> Work instructions
All of the lines below are to be transcribed faithfully, with pictures excluded from the copy.

> Recorded information

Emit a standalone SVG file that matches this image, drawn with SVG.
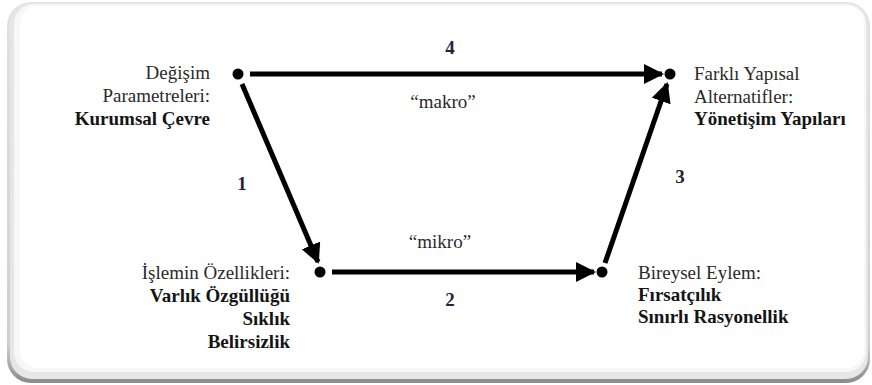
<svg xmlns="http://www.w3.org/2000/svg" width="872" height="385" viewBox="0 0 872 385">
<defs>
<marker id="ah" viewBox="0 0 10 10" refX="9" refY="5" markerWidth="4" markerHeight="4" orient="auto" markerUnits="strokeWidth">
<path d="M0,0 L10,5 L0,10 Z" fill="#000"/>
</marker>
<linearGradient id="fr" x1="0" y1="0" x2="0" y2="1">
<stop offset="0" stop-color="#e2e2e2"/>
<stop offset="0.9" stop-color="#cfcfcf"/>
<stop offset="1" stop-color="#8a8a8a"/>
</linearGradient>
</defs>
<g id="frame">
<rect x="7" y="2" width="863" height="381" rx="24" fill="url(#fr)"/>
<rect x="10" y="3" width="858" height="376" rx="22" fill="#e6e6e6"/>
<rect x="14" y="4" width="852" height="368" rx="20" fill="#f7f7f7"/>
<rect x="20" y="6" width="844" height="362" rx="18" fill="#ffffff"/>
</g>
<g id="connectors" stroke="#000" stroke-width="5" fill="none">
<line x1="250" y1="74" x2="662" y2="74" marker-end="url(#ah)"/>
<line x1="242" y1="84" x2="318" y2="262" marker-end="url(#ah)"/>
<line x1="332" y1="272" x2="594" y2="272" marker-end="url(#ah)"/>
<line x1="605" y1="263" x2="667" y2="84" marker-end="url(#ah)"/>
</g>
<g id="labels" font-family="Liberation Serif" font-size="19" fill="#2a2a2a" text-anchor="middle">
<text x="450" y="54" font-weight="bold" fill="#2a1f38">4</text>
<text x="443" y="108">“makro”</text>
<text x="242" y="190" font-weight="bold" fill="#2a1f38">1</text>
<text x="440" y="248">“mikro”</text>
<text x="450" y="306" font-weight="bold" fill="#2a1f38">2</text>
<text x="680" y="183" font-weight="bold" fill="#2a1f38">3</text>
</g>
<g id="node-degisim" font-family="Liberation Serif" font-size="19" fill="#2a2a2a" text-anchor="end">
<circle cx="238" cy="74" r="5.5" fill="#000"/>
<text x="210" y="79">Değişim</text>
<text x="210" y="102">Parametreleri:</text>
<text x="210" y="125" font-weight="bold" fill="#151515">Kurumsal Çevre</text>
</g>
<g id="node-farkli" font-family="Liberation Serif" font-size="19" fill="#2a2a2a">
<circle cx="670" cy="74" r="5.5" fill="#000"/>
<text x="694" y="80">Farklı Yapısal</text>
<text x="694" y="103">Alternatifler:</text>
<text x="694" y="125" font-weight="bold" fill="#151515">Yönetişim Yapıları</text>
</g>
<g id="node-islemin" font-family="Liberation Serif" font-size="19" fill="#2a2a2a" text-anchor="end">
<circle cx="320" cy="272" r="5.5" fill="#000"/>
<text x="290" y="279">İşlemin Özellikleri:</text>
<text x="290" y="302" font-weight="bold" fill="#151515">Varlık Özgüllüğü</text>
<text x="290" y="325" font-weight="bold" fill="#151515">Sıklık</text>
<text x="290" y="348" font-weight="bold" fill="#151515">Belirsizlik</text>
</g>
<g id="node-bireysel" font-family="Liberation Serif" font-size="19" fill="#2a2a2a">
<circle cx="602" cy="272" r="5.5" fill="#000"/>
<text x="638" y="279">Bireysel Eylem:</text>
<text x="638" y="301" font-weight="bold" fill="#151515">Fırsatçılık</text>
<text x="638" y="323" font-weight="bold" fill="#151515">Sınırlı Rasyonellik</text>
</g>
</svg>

> Reply
Emit a standalone SVG file that matches this image, drawn with SVG.
<svg xmlns="http://www.w3.org/2000/svg" width="872" height="385" viewBox="0 0 872 385">
<defs>
<marker id="ah" viewBox="0 0 10 10" refX="9" refY="5" markerWidth="4" markerHeight="4" orient="auto" markerUnits="strokeWidth">
<path d="M0,0 L10,5 L0,10 Z" fill="#000"/>
</marker>
<linearGradient id="fr" x1="0" y1="0" x2="0" y2="1">
<stop offset="0" stop-color="#e2e2e2"/>
<stop offset="0.9" stop-color="#cfcfcf"/>
<stop offset="1" stop-color="#8a8a8a"/>
</linearGradient>
</defs>
<g id="frame">
<rect x="7" y="2" width="863" height="381" rx="24" fill="url(#fr)"/>
<rect x="10" y="3" width="858" height="376" rx="22" fill="#e6e6e6"/>
<rect x="14" y="4" width="852" height="368" rx="20" fill="#f7f7f7"/>
<rect x="20" y="6" width="844" height="362" rx="18" fill="#ffffff"/>
</g>
<g id="connectors" stroke="#000" stroke-width="5" fill="none">
<line x1="250" y1="74" x2="662" y2="74" marker-end="url(#ah)"/>
<line x1="242" y1="84" x2="318" y2="262" marker-end="url(#ah)"/>
<line x1="332" y1="272" x2="594" y2="272" marker-end="url(#ah)"/>
<line x1="605" y1="263" x2="667" y2="84" marker-end="url(#ah)"/>
</g>
<g id="labels" font-family="Liberation Serif" font-size="19" fill="#2a2a2a" text-anchor="middle">
<text x="450" y="54" font-weight="bold" fill="#2a1f38">4</text>
<text x="443" y="108">“makro”</text>
<text x="242" y="190" font-weight="bold" fill="#2a1f38">1</text>
<text x="440" y="248">“mikro”</text>
<text x="450" y="306" font-weight="bold" fill="#2a1f38">2</text>
<text x="680" y="183" font-weight="bold" fill="#2a1f38">3</text>
</g>
<g id="node-degisim" font-family="Liberation Serif" font-size="19" fill="#2a2a2a" text-anchor="end">
<circle cx="238" cy="74" r="5.5" fill="#000"/>
<text x="210" y="79">Değişim</text>
<text x="210" y="102">Parametreleri:</text>
<text x="210" y="125" font-weight="bold" fill="#151515">Kurumsal Çevre</text>
</g>
<g id="node-farkli" font-family="Liberation Serif" font-size="19" fill="#2a2a2a">
<circle cx="670" cy="74" r="5.5" fill="#000"/>
<text x="694" y="80">Farklı Yapısal</text>
<text x="694" y="103">Alternatifler:</text>
<text x="694" y="125" font-weight="bold" fill="#151515">Yönetişim Yapıları</text>
</g>
<g id="node-islemin" font-family="Liberation Serif" font-size="19" fill="#2a2a2a" text-anchor="end">
<circle cx="320" cy="272" r="5.5" fill="#000"/>
<text x="290" y="279">İşlemin Özellikleri:</text>
<text x="290" y="302" font-weight="bold" fill="#151515">Varlık Özgüllüğü</text>
<text x="290" y="325" font-weight="bold" fill="#151515">Sıklık</text>
<text x="290" y="348" font-weight="bold" fill="#151515">Belirsizlik</text>
</g>
<g id="node-bireysel" font-family="Liberation Serif" font-size="19" fill="#2a2a2a">
<circle cx="602" cy="272" r="5.5" fill="#000"/>
<text x="638" y="279">Bireysel Eylem:</text>
<text x="638" y="301" font-weight="bold" fill="#151515">Fırsatçılık</text>
<text x="638" y="323" font-weight="bold" fill="#151515">Sınırlı Rasyonellik</text>
</g>
</svg>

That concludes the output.